*TASK DESCRIPTION*: Copy the data exactly; pictures stay out of the copy.

*AVAILABLE DATA*:

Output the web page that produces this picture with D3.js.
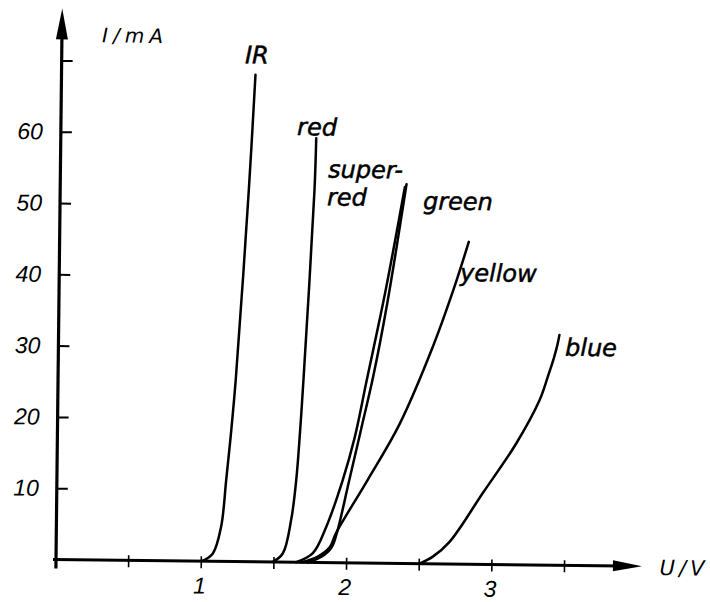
<!DOCTYPE html>
<meta charset="utf-8">
<title>LED current-voltage characteristics</title>
<style>
body { margin:0; background:#fff; }
svg { display:block; background:#fff; }
.tick-label { font: italic 23px "Liberation Sans", sans-serif; fill:#000; }
.axis-title { font: oblique 20px "DejaVu Sans", sans-serif; fill:#000; letter-spacing:5px; }
.curve-label { font: oblique 24px "DejaVu Sans", sans-serif; fill:#000; stroke:#000; stroke-width:0.5px; }
</style>
<svg width="710" height="602"></svg>
<script src="https://d3js.org/d3.v7.min.js"></script>
<script>

// U in volts, I in mA
var irU     = [1.006, 1.079, 1.134, 1.165, 1.196, 1.223, 1.298, 1.335],
    irI     = [0, 1.1, 4.9, 11.4, 18.4, 25.5, 52.1, 68.3];
var redU    = [1.492, 1.560, 1.615, 1.647, 1.670, 1.689, 1.750, 1.758],
    redI    = [0, 1.2, 5.9, 11.5, 18.5, 25.6, 52.2, 59.5];
var superU  = [1.653, 1.767, 1.857, 1.967, 2.045, 2.125, 2.245, 2.372],
    superI  = [0, 1.3, 5.0, 11.6, 17.5, 25.7, 38.0, 52.8];
var greenU  = [1.733, 1.827, 1.895, 1.930, 2.010, 2.090, 2.170, 2.260, 2.383],
    greenI  = [0, 0.8, 2.1, 4.1, 11.4, 18.8, 26.3, 36.5, 53.2];
var yellowU = [1.690, 1.799, 1.881, 1.926, 2.137, 2.353, 2.576, 2.721, 2.816],
    yellowI = [0, 0.8, 2.1, 4.2, 11.6, 19.5, 30.4, 38.9, 45.2];
var blueU   = [2.502, 2.593, 2.707, 2.932, 3.158, 3.315, 3.370, 3.410, 3.435, 3.447],
    blueI   = [0, 1.0, 3.1, 10.0, 17.0, 23.1, 26.4, 29.0, 31.0, 32.3];

var yTicks = [10, 20, 30, 40, 50, 60, 70],
    yTickLabels = ["10", "20", "30", "40", "50", "60", ""];
var xTicks = [0.5, 1, 1.5, 2, 2.5, 3, 3.5],
    xTickLabels = ["", "1", "", "2", "", "3", ""];

var curves = [
  {name: "IR",        u: irU,     i: irI},
  {name: "red",       u: redU,    i: redI},
  {name: "super-red", u: superU,  i: superI},
  {name: "green",     u: greenU,  i: greenI},
  {name: "yellow",    u: yellowU, i: yellowI},
  {name: "blue",      u: blueU,   i: blueI}
];

var svg = d3.select("svg");

var x = d3.scaleLinear().domain([0, 4]).range([56, 56 + 4 * 145.3]),
    y = d3.scaleLinear().domain([0, 70]).range([559.5, 559.5 - 499.1]);

// the scan is tilted a little clockwise
var g = svg.append("g")
    .attr("transform", "rotate(0.65," + x(0) + "," + y(0) + ")");

var yAxisTop = 77.3, xAxisEnd = 4.033;

// y axis with arrow
g.append("line")
    .attr("x1", x(0)).attr("x2", x(0))
    .attr("y1", y(0) + 9).attr("y2", y(yAxisTop) + 20)
    .attr("stroke", "#000").attr("stroke-width", 3.2);
g.append("path")
    .attr("d", "M" + x(0) + "," + y(yAxisTop) +
               "L" + (x(0) - 6) + "," + (y(yAxisTop) + 31) +
               "L" + (x(0) + 6) + "," + (y(yAxisTop) + 31) + "Z")
    .attr("fill", "#000");

// x axis with arrow
g.append("line")
    .attr("x1", x(0) - 3).attr("x2", x(xAxisEnd) - 20)
    .attr("y1", y(0)).attr("y2", y(0))
    .attr("stroke", "#000").attr("stroke-width", 3);
g.append("path")
    .attr("d", "M" + x(xAxisEnd) + "," + y(0) +
               "L" + (x(xAxisEnd) - 29) + "," + (y(0) - 5.5) +
               "L" + (x(xAxisEnd) - 29) + "," + (y(0) + 5.5) + "Z")
    .attr("fill", "#000");

// y ticks (to the right) and labels (to the left)
var yAx = g.append("g")
    .attr("transform", "translate(" + x(0) + ",0)")
    .call(d3.axisRight(y).tickValues(yTicks).tickSize(11).tickFormat(""));
yAx.select(".domain").remove();
yAx.selectAll("line").attr("stroke-width", 2);

var yLab = g.append("g")
    .attr("transform", "translate(" + x(0) + ",0)")
    .call(d3.axisLeft(y).tickValues(yTicks).tickSize(0).tickPadding(18)
      .tickFormat(function(d, i) { return yTickLabels[i]; }));
yLab.select(".domain").remove();
yLab.selectAll("text").attr("class", "tick-label");

// x ticks cross the axis
g.selectAll(".xtick")
  .data(xTicks)
  .join("line")
    .attr("class", "xtick")
    .attr("x1", function(d) { return x(d); })
    .attr("x2", function(d) { return x(d); })
    .attr("y1", y(0) - 5)
    .attr("y2", y(0) + 7)
    .attr("stroke", "#000")
    .attr("stroke-width", 1.6);

var xLab = g.append("g")
    .attr("transform", "translate(-2," + y(0) + ")")
    .call(d3.axisBottom(x).tickValues(xTicks).tickSize(0).tickPadding(16)
      .tickFormat(function(d, i) { return xTickLabels[i]; }));
xLab.select(".domain").remove();
xLab.selectAll("text").attr("class", "tick-label");

// axis titles
g.append("text").attr("class", "axis-title")
    .attr("x", x(0.277)).attr("y", y(72.6))
    .text("I/mA");
g.append("text").attr("class", "axis-title")
    .attr("x", x(4.155)).attr("y", y(-1.22))
    .style("font-size", "21px")
    .style("letter-spacing", "4px")
    .text("U/V");

// curves
var line = d3.line()
    .x(function(d) { return x(d[0]); })
    .y(function(d) { return y(d[1]); })
    .curve(d3.curveCatmullRom.alpha(0.5));

g.selectAll(".curve")
  .data(curves)
  .join("path")
    .attr("class", "curve")
    .attr("d", function(d) { return line(d3.zip(d.u, d.i)); })
    .attr("fill", "none")
    .attr("stroke", "#000")
    .attr("stroke-width", 2.5)
    .attr("stroke-linecap", "round")
    .attr("stroke-linejoin", "round");

// curve labels, anchored in data units
var labels = [
  {t: "IR",     u: 1.262, i: 69.9},
  {t: "red",    u: 1.626, i: 59.9},
  {t: "super-", u: 1.842, i: 54.0},
  {t: "red",    u: 1.837, i: 50.1},
  {t: "green",  u: 2.498, i: 49.7},
  {t: "yellow", u: 2.759, i: 39.7},
  {t: "blue",   u: 3.487, i: 29.4}
];
g.selectAll(".curve-label")
  .data(labels)
  .join("text")
    .attr("class", "curve-label")
    .attr("x", function(d) { return x(d.u); })
    .attr("y", function(d) { return y(d.i); })
    .text(function(d) { return d.t; });

</script>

*TASK SOLUTION*:
Output the web page that produces this picture with D3.js.
<!DOCTYPE html>
<meta charset="utf-8">
<title>LED current-voltage characteristics</title>
<style>
body { margin:0; background:#fff; }
svg { display:block; background:#fff; }
.tick-label { font: italic 23px "Liberation Sans", sans-serif; fill:#000; }
.axis-title { font: oblique 20px "DejaVu Sans", sans-serif; fill:#000; letter-spacing:5px; }
.curve-label { font: oblique 24px "DejaVu Sans", sans-serif; fill:#000; stroke:#000; stroke-width:0.5px; }
</style>
<svg width="710" height="602"></svg>
<script src="https://d3js.org/d3.v7.min.js"></script>
<script>

// U in volts, I in mA
var irU     = [1.006, 1.079, 1.134, 1.165, 1.196, 1.223, 1.298, 1.335],
    irI     = [0, 1.1, 4.9, 11.4, 18.4, 25.5, 52.1, 68.3];
var redU    = [1.492, 1.560, 1.615, 1.647, 1.670, 1.689, 1.750, 1.758],
    redI    = [0, 1.2, 5.9, 11.5, 18.5, 25.6, 52.2, 59.5];
var superU  = [1.653, 1.767, 1.857, 1.967, 2.045, 2.125, 2.245, 2.372],
    superI  = [0, 1.3, 5.0, 11.6, 17.5, 25.7, 38.0, 52.8];
var greenU  = [1.733, 1.827, 1.895, 1.930, 2.010, 2.090, 2.170, 2.260, 2.383],
    greenI  = [0, 0.8, 2.1, 4.1, 11.4, 18.8, 26.3, 36.5, 53.2];
var yellowU = [1.690, 1.799, 1.881, 1.926, 2.137, 2.353, 2.576, 2.721, 2.816],
    yellowI = [0, 0.8, 2.1, 4.2, 11.6, 19.5, 30.4, 38.9, 45.2];
var blueU   = [2.502, 2.593, 2.707, 2.932, 3.158, 3.315, 3.370, 3.410, 3.435, 3.447],
    blueI   = [0, 1.0, 3.1, 10.0, 17.0, 23.1, 26.4, 29.0, 31.0, 32.3];

var yTicks = [10, 20, 30, 40, 50, 60, 70],
    yTickLabels = ["10", "20", "30", "40", "50", "60", ""];
var xTicks = [0.5, 1, 1.5, 2, 2.5, 3, 3.5],
    xTickLabels = ["", "1", "", "2", "", "3", ""];

var curves = [
  {name: "IR",        u: irU,     i: irI},
  {name: "red",       u: redU,    i: redI},
  {name: "super-red", u: superU,  i: superI},
  {name: "green",     u: greenU,  i: greenI},
  {name: "yellow",    u: yellowU, i: yellowI},
  {name: "blue",      u: blueU,   i: blueI}
];

var svg = d3.select("svg");

var x = d3.scaleLinear().domain([0, 4]).range([56, 56 + 4 * 145.3]),
    y = d3.scaleLinear().domain([0, 70]).range([559.5, 559.5 - 499.1]);

// the scan is tilted a little clockwise
var g = svg.append("g")
    .attr("transform", "rotate(0.65," + x(0) + "," + y(0) + ")");

var yAxisTop = 77.3, xAxisEnd = 4.033;

// y axis with arrow
g.append("line")
    .attr("x1", x(0)).attr("x2", x(0))
    .attr("y1", y(0) + 9).attr("y2", y(yAxisTop) + 20)
    .attr("stroke", "#000").attr("stroke-width", 3.2);
g.append("path")
    .attr("d", "M" + x(0) + "," + y(yAxisTop) +
               "L" + (x(0) - 6) + "," + (y(yAxisTop) + 31) +
               "L" + (x(0) + 6) + "," + (y(yAxisTop) + 31) + "Z")
    .attr("fill", "#000");

// x axis with arrow
g.append("line")
    .attr("x1", x(0) - 3).attr("x2", x(xAxisEnd) - 20)
    .attr("y1", y(0)).attr("y2", y(0))
    .attr("stroke", "#000").attr("stroke-width", 3);
g.append("path")
    .attr("d", "M" + x(xAxisEnd) + "," + y(0) +
               "L" + (x(xAxisEnd) - 29) + "," + (y(0) - 5.5) +
               "L" + (x(xAxisEnd) - 29) + "," + (y(0) + 5.5) + "Z")
    .attr("fill", "#000");

// y ticks (to the right) and labels (to the left)
var yAx = g.append("g")
    .attr("transform", "translate(" + x(0) + ",0)")
    .call(d3.axisRight(y).tickValues(yTicks).tickSize(11).tickFormat(""));
yAx.select(".domain").remove();
yAx.selectAll("line").attr("stroke-width", 2);

var yLab = g.append("g")
    .attr("transform", "translate(" + x(0) + ",0)")
    .call(d3.axisLeft(y).tickValues(yTicks).tickSize(0).tickPadding(18)
      .tickFormat(function(d, i) { return yTickLabels[i]; }));
yLab.select(".domain").remove();
yLab.selectAll("text").attr("class", "tick-label");

// x ticks cross the axis
g.selectAll(".xtick")
  .data(xTicks)
  .join("line")
    .attr("class", "xtick")
    .attr("x1", function(d) { return x(d); })
    .attr("x2", function(d) { return x(d); })
    .attr("y1", y(0) - 5)
    .attr("y2", y(0) + 7)
    .attr("stroke", "#000")
    .attr("stroke-width", 1.6);

var xLab = g.append("g")
    .attr("transform", "translate(-2," + y(0) + ")")
    .call(d3.axisBottom(x).tickValues(xTicks).tickSize(0).tickPadding(16)
      .tickFormat(function(d, i) { return xTickLabels[i]; }));
xLab.select(".domain").remove();
xLab.selectAll("text").attr("class", "tick-label");

// axis titles
g.append("text").attr("class", "axis-title")
    .attr("x", x(0.277)).attr("y", y(72.6))
    .text("I/mA");
g.append("text").attr("class", "axis-title")
    .attr("x", x(4.155)).attr("y", y(-1.22))
    .style("font-size", "21px")
    .style("letter-spacing", "4px")
    .text("U/V");

// curves
var line = d3.line()
    .x(function(d) { return x(d[0]); })
    .y(function(d) { return y(d[1]); })
    .curve(d3.curveCatmullRom.alpha(0.5));

g.selectAll(".curve")
  .data(curves)
  .join("path")
    .attr("class", "curve")
    .attr("d", function(d) { return line(d3.zip(d.u, d.i)); })
    .attr("fill", "none")
    .attr("stroke", "#000")
    .attr("stroke-width", 2.5)
    .attr("stroke-linecap", "round")
    .attr("stroke-linejoin", "round");

// curve labels, anchored in data units
var labels = [
  {t: "IR",     u: 1.262, i: 69.9},
  {t: "red",    u: 1.626, i: 59.9},
  {t: "super-", u: 1.842, i: 54.0},
  {t: "red",    u: 1.837, i: 50.1},
  {t: "green",  u: 2.498, i: 49.7},
  {t: "yellow", u: 2.759, i: 39.7},
  {t: "blue",   u: 3.487, i: 29.4}
];
g.selectAll(".curve-label")
  .data(labels)
  .join("text")
    .attr("class", "curve-label")
    .attr("x", function(d) { return x(d.u); })
    .attr("y", function(d) { return y(d.i); })
    .text(function(d) { return d.t; });

</script>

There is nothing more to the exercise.